Mid‐Infrared Photonics Using 2D Materials: Status and Challenges

Abstract

AbstractIn recent years, a variety of 2‐dimensional (2D) materials including graphene, topological insulators, transition metal dichalcogenides, and black phosphorus have been utilized in photonics and optoelectronics applications. Since the mid‐infrared (MIR) region has a significant role in various fields, rapid progress has been made on photonics and optoelectronics applications using 2D materials. Herein, the progress in the photonics devices that exploit the unique properties of 2D materials for a range of MIR applications is summarized, focusing on ultrafast light generation, MIR light modulation, and photodetection.
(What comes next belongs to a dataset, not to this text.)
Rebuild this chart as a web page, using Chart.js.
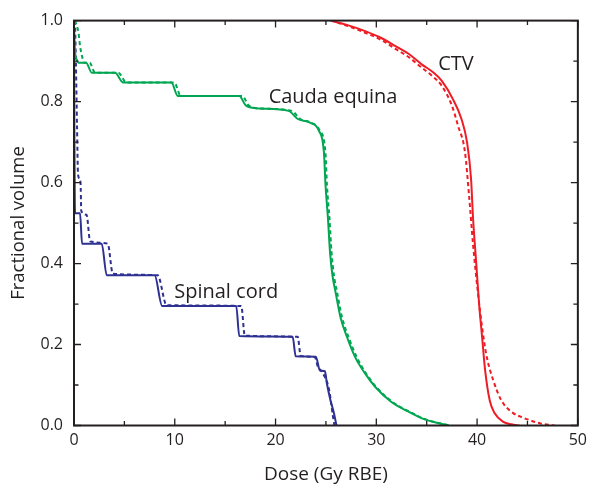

By taking advantage of ultrafast light response, broadband absorption, and high carrier mobility of 2D materials, femtosecond lasers, broadband optical modulators, and high‐responsivity photodetectors are achieved. Some perspectives on 2D material‐based MIR photonics are highlighted. Due to their MIR bandgaps, small size, high carrier mobility, and easy integration, 2D materials are appealing for MIR photonics applications. Moreover, the availability of an increasingly broad library of 2D materials with variable electronic and optical properties, and the ability to be thinned and restacked into functional and complex assembled structures, enable the development of a highly integrated MIR photonic chip, which will make information technology greener, faster, and lower in energy consumption.